What’s remarkable, then, is just how short a distance Bush has traveled with this idea in five-plus years. Even the president’s greatest defenders are left praising achievements his administration hasn’t…well, achieved. “Imagine if the president had won the fight for private accounts in Social Security,” the conservative pundit Fred Barnes wrote in his 2006 book Rebel in Chief. “And imagine if he had expanded consumer-driven health care.…Achieving it would have been an epic feat. And Bush, having succeeded in creating an ownership society, would be the most important and consequential domestic policy president since FDR.”
Too bad it didn’t work out that way.
Barnes still says he thinks the Ownership Society has a shot at going down in history next to the New Deal and the Great Society (some company). Bush’s conservatism, Barnes and others argue, breaks daring new ground because it is not aimed at reducing the supply of government, as in the Gingrich years. Instead, it aims to reduce the demand for government, by making people more self-sufficient and less dependent on handouts. Even if many of Bush’s bolder proposals haven’t yet been enacted into law, they argue, his pilot programs and half-measures will whet Americans’ appetites for choice, and his reorientation of the political debate will set the course for future Republican presidents and congresses.

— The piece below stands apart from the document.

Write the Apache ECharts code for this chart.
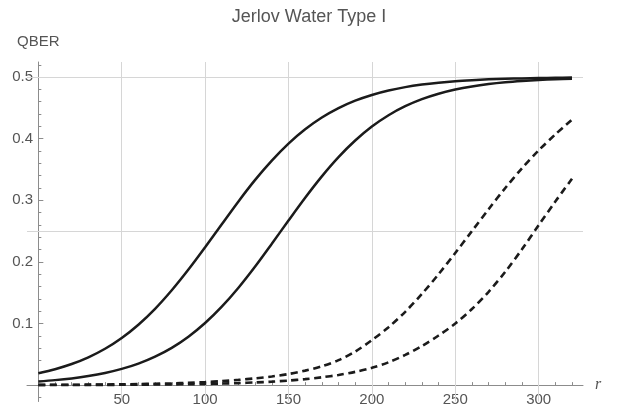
<!DOCTYPE html>
<html>
<head>
<meta charset="utf-8">
<script src="https://cdn.jsdelivr.net/npm/echarts@6/dist/echarts.min.js"></script>
<style>
  html, body { margin: 0; padding: 0; background: #fff; }
  #chart { width: 618px; height: 411px; }
</style>
</head>
<body>
<div id="chart"></div>
<script>
// Distance r (every 10 units)
const rValues = [0, 10, 20, 30, 40, 50, 60, 70, 80, 90, 100, 110, 120, 130, 140, 150, 160,
  170, 180, 190, 200, 210, 220, 230, 240, 250, 260, 270, 280, 290, 300, 310, 320];

// QBER curves
const solidA = [0.0194, 0.0258, 0.0342, 0.0451, 0.059, 0.0765, 0.098, 0.1238, 0.1539, 0.1875,
  0.2237, 0.2611, 0.2982, 0.3331, 0.3644, 0.392, 0.4152, 0.4343, 0.4496, 0.4617, 0.471,
  0.4782, 0.4837, 0.4878, 0.4909, 0.4933, 0.495, 0.4963, 0.4972, 0.4979, 0.4985, 0.4989, 0.4992];
const solidB = [0.006, 0.0081, 0.0109, 0.0147, 0.0197, 0.0263, 0.0349, 0.0462, 0.0605, 0.0786,
  0.1008, 0.1273, 0.1581, 0.1925, 0.2295, 0.2672, 0.3042, 0.3389, 0.3701, 0.397, 0.4197,
  0.4381, 0.4527, 0.4642, 0.473, 0.4798, 0.4849, 0.4888, 0.4917, 0.4938, 0.4954, 0.4966, 0.4975];
const dashedA = [0.0004, 0.0005, 0.0006, 0.0008, 0.001, 0.0013, 0.0017, 0.0022, 0.0029, 0.0038,
  0.005, 0.0065, 0.0085, 0.011, 0.014, 0.018, 0.0235, 0.0305, 0.0405, 0.0545, 0.073,
  0.094, 0.119, 0.148, 0.18, 0.2145, 0.25, 0.2855, 0.32, 0.352, 0.381, 0.407, 0.431];
const dashedB = [0.0002, 0.0002, 0.0003, 0.0003, 0.0004, 0.0005, 0.0007, 0.0009, 0.0012, 0.0015,
  0.0019, 0.0025, 0.0033, 0.0043, 0.0056, 0.0074, 0.0097, 0.0127, 0.0165, 0.0215, 0.028,
  0.037, 0.049, 0.0635, 0.0805, 0.1, 0.1235, 0.1515, 0.184, 0.2205, 0.2595, 0.298, 0.335];

// Ticks and grid lines
const xMajorTicks = [50, 100, 150, 200, 250, 300];
const xMinorTicks = [10, 20, 30, 40, 60, 70, 80, 90, 110, 120, 130, 140, 160, 170, 180, 190,
  210, 220, 230, 240, 260, 270, 280, 290, 310, 320];
const yMajorTicks = [0.1, 0.2, 0.3, 0.4, 0.5];
const yMinorTicks = [-0.02, 0.02, 0.04, 0.06, 0.08, 0.12, 0.14, 0.16, 0.18, 0.22, 0.24, 0.26,
  0.28, 0.32, 0.34, 0.36, 0.38, 0.42, 0.44, 0.46, 0.48, 0.52];
const xGridLines = [50, 100, 150, 200, 250, 300];
const yGridLines = [0.25, 0.5];

const X_MIN = -6.8, X_MAX = 326.6, Y_MIN = -0.0266, Y_MAX = 0.5245;
const FONT = '"Liberation Sans", Arial, sans-serif';
const TEXT = '#555';
const AXIS = '#8c8c8c';

const pairs = ys => rValues.map((r, i) => [r, ys[i]]);

function xAxisDef(ticks, len, labels) {
  return {
    type: 'value', min: X_MIN, max: X_MAX, position: 'bottom',
    axisLine: { show: labels, onZero: true, lineStyle: { color: AXIS, width: 1 } },
    axisTick: { show: true, inside: true, length: len, customValues: ticks,
      lineStyle: { color: AXIS, width: 1 } },
    axisLabel: { show: labels, customValues: ticks, margin: -9, color: TEXT,
      fontFamily: FONT, fontSize: 15 },
    splitLine: { show: false }
  };
}
function yAxisDef(ticks, len, labels) {
  return {
    type: 'value', min: Y_MIN, max: Y_MAX, position: 'left',
    axisLine: { show: labels, onZero: true, lineStyle: { color: AXIS, width: 1 } },
    axisTick: { show: true, inside: true, length: len, customValues: ticks,
      lineStyle: { color: AXIS, width: 1 } },
    axisLabel: { show: labels, customValues: ticks, margin: -6, color: TEXT,
      fontFamily: FONT, fontSize: 15, formatter: v => v.toFixed(1) },
    splitLine: { show: false },
    name: labels ? 'QBER' : '', nameLocation: 'end', nameGap: 13,
    nameTextStyle: { fontFamily: FONT, fontSize: 15, color: TEXT, align: 'center' }
  };
}

const solidStyle = { color: '#1b1b1b', width: 2.5, type: 'solid' };
const dashStyle = { color: '#1b1b1b', width: 2.6, type: [7, 4.5] };

function curve(name, ys, style) {
  return {
    name, type: 'line', data: pairs(ys), showSymbol: false, smooth: 0.3,
    lineStyle: style, z: 5, silent: true, animation: false
  };
}

const chart = echarts.init(document.getElementById('chart'), null, { renderer: 'canvas' });
chart.setOption({
  animation: false,
  backgroundColor: '#fff',
  title: {
    text: 'Jerlov Water Type I', left: 'center', top: 3,
    textStyle: { fontFamily: FONT, fontWeight: 'normal', fontSize: 18, color: TEXT }
  },
  grid: { left: 27, right: 35, top: 62, bottom: 9.5, containLabel: false,
    outerBoundsMode: 'none' },
  xAxis: [xAxisDef(xMajorTicks, 5, true), xAxisDef(xMinorTicks, 3, false)],
  yAxis: [yAxisDef(yMajorTicks, 5, true), yAxisDef(yMinorTicks, 3, false)],
  series: [
    {
      name: 'grid', type: 'line', data: [], z: 1, silent: true,
      markLine: {
        silent: true, symbol: 'none', label: { show: false },
        lineStyle: { color: '#d6d6d6', width: 1, type: 'solid' },
        data: xGridLines.map(v => ({ xAxis: v })).concat(yGridLines.map(v => ({ yAxis: v })))
      }
    },
    curve('solidA', solidA, solidStyle),
    curve('solidB', solidB, solidStyle),
    curve('dashedA', dashedA, dashStyle),
    curve('dashedB', dashedB, dashStyle)
  ]
});

// Italic axis name "r" placed just past the end of the horizontal axis
const axisEnd = chart.convertToPixel({ xAxisIndex: 0, yAxisIndex: 0 }, [X_MAX, 0]);
chart.setOption({
  graphic: [{
    type: 'text', x: axisEnd[0] + 15, y: axisEnd[1],
    style: {
      text: 'r', fill: TEXT, align: 'center', verticalAlign: 'middle',
      font: 'italic 16px "Liberation Serif", "Times New Roman", serif'
    }
  }]
});
</script>
</body>
</html>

Libertarian critics counter that the Ownership Society is merely big government by another name, providing only the faintest illusion of choice. The government would still be taking people’s money and forcing them to spend it on schooling or health care, or to save it for retirement; adding insult to injury, it would then allow (force?) citizens to choose from a menu of pre-approved, government-sanctioned options as to how precisely they would like to receive the required services. Meanwhile, government’s growth would continue unabated.
Each of these views of the Ownership Society has an element of truth. But the only way to judge Bush’s success is by looking at the results so far.